• [MATERIAL SUPPLIED]:
begin
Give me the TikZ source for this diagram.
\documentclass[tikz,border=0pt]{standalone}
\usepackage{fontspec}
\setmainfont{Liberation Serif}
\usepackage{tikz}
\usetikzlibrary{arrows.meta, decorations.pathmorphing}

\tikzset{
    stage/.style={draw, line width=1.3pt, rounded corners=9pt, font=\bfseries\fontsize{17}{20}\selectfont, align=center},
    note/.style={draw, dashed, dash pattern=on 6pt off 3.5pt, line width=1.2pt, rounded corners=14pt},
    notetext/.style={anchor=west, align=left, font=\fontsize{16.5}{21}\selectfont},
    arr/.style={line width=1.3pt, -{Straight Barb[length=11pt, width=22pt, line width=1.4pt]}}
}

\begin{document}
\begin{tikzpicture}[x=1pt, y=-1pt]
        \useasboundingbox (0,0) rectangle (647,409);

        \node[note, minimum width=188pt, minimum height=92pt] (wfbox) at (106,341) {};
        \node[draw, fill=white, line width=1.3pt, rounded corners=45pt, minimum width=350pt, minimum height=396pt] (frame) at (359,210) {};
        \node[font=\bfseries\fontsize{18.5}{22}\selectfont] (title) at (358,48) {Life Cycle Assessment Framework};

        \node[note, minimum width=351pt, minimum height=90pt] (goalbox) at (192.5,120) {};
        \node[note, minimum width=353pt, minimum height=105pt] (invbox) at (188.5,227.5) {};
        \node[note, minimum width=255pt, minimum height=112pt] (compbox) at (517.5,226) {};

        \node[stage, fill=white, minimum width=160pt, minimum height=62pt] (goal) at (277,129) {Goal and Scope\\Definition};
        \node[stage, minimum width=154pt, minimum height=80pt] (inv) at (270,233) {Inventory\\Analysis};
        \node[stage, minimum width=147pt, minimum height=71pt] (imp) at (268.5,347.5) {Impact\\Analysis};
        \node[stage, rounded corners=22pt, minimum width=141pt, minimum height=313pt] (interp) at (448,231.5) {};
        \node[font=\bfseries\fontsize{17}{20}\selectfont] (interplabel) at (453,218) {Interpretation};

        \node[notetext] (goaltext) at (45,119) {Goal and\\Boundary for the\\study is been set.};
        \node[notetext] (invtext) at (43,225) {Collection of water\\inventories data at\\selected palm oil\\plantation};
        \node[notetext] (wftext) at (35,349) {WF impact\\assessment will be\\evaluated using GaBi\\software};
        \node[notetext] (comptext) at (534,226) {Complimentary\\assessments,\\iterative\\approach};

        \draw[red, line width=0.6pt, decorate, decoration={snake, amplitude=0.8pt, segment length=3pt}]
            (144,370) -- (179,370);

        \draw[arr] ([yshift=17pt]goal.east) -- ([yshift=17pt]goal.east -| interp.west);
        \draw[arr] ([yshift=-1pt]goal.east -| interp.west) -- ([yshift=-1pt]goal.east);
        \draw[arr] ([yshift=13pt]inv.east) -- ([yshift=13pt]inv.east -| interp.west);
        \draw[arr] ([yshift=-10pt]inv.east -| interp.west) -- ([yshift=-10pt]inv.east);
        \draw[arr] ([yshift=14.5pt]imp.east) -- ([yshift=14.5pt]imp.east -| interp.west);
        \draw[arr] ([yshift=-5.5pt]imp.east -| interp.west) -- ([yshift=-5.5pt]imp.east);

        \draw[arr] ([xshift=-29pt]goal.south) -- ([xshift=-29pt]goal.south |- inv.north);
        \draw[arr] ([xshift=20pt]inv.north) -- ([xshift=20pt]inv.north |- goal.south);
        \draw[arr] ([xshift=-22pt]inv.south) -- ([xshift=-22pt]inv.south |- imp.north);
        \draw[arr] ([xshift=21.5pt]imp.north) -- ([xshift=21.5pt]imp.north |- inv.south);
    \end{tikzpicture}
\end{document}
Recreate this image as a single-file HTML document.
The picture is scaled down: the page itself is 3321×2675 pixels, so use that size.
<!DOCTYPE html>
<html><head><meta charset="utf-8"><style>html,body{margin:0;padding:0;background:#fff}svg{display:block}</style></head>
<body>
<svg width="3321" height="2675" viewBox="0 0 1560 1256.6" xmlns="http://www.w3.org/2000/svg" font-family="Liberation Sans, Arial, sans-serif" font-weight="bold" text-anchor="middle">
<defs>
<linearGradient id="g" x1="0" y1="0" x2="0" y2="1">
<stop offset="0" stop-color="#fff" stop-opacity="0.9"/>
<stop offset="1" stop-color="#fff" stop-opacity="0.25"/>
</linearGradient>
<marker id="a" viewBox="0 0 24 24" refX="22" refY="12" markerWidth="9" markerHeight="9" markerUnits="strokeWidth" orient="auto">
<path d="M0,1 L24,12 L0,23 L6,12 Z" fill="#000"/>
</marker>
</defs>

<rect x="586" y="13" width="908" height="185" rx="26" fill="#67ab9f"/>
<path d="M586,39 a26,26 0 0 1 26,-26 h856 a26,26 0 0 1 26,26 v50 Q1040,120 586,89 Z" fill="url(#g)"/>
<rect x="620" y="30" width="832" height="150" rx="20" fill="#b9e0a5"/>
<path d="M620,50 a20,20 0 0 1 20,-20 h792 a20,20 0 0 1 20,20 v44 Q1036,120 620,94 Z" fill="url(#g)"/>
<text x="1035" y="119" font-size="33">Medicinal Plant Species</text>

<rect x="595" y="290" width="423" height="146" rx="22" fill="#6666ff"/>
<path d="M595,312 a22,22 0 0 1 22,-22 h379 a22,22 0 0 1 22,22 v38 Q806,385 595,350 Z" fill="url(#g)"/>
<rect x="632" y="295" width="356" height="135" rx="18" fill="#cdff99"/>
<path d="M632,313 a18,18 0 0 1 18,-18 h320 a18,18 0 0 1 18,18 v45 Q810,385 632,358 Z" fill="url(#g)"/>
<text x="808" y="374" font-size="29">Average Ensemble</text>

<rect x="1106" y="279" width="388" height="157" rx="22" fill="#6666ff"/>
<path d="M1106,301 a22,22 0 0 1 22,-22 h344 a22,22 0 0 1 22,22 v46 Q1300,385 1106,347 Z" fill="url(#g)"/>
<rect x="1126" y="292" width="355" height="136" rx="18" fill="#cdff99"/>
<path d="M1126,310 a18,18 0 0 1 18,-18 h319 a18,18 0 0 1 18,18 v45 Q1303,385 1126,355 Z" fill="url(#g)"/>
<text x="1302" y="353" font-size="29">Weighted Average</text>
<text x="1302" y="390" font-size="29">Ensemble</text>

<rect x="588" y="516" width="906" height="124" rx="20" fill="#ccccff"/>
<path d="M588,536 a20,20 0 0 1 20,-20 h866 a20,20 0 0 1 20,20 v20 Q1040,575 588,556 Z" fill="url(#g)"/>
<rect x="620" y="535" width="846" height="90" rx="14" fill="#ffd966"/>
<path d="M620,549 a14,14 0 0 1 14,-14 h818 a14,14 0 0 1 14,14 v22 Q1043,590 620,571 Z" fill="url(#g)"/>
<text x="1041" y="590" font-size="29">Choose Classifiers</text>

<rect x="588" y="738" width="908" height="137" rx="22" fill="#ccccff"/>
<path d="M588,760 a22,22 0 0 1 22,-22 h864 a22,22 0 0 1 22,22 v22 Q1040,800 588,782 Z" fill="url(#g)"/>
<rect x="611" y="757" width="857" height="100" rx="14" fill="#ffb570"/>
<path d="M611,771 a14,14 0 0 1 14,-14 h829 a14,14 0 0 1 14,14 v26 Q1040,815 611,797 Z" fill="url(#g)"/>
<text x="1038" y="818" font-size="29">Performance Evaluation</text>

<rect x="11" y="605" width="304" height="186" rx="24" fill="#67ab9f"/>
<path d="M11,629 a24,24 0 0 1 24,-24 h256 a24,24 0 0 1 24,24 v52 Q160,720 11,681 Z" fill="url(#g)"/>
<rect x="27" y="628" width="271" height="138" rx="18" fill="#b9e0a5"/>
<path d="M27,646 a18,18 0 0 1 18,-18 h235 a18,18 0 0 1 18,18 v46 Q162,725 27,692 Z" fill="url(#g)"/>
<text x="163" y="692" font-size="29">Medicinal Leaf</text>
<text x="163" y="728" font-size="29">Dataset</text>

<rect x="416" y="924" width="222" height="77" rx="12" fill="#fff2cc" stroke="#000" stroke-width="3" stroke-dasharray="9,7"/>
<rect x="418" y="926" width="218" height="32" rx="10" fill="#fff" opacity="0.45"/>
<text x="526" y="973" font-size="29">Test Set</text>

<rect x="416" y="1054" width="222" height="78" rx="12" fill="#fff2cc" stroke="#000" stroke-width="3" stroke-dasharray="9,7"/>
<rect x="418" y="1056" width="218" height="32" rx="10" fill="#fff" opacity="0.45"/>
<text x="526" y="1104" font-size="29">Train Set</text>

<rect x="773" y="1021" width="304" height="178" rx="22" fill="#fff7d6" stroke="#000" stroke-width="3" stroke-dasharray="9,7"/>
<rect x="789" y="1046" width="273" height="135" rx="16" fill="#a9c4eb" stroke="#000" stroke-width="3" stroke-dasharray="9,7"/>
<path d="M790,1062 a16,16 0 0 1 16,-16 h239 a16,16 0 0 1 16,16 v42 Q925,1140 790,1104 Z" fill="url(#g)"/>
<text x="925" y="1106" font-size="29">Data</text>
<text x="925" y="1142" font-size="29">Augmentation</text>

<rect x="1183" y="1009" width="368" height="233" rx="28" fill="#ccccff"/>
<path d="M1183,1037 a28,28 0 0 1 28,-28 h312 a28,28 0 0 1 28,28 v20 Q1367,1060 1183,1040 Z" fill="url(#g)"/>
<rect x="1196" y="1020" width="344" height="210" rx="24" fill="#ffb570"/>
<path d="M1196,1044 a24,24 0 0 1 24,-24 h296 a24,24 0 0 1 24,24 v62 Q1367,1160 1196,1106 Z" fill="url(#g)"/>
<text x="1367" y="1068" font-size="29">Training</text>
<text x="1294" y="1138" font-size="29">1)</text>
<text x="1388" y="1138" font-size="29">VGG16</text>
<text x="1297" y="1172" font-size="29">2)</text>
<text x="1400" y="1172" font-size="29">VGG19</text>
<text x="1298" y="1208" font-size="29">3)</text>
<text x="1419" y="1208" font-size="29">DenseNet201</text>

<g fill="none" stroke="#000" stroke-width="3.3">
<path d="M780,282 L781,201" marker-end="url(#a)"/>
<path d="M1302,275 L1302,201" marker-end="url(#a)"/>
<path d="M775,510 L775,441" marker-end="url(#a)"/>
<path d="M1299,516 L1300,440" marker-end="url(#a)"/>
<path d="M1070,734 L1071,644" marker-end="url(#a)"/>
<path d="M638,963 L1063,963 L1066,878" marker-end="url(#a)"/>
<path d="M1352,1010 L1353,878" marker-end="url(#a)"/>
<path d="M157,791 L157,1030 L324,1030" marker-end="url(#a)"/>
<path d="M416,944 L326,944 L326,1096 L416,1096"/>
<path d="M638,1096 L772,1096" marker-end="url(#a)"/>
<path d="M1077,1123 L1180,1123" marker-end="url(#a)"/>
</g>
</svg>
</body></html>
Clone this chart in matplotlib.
end
• [WHAT YOU SHOULD DO]: Please transcribe, exactly and with nothing added, the lines from the first line of the material above through the line that contains "(0,0) rectangle (647,409);".

• [SOLUTION]:
Give me the TikZ source for this diagram.
\documentclass[tikz,border=0pt]{standalone}
\usepackage{fontspec}
\setmainfont{Liberation Serif}
\usepackage{tikz}
\usetikzlibrary{arrows.meta, decorations.pathmorphing}

\tikzset{
    stage/.style={draw, line width=1.3pt, rounded corners=9pt, font=\bfseries\fontsize{17}{20}\selectfont, align=center},
    note/.style={draw, dashed, dash pattern=on 6pt off 3.5pt, line width=1.2pt, rounded corners=14pt},
    notetext/.style={anchor=west, align=left, font=\fontsize{16.5}{21}\selectfont},
    arr/.style={line width=1.3pt, -{Straight Barb[length=11pt, width=22pt, line width=1.4pt]}}
}

\begin{document}
\begin{tikzpicture}[x=1pt, y=-1pt]
        \useasboundingbox (0,0) rectangle (647,409);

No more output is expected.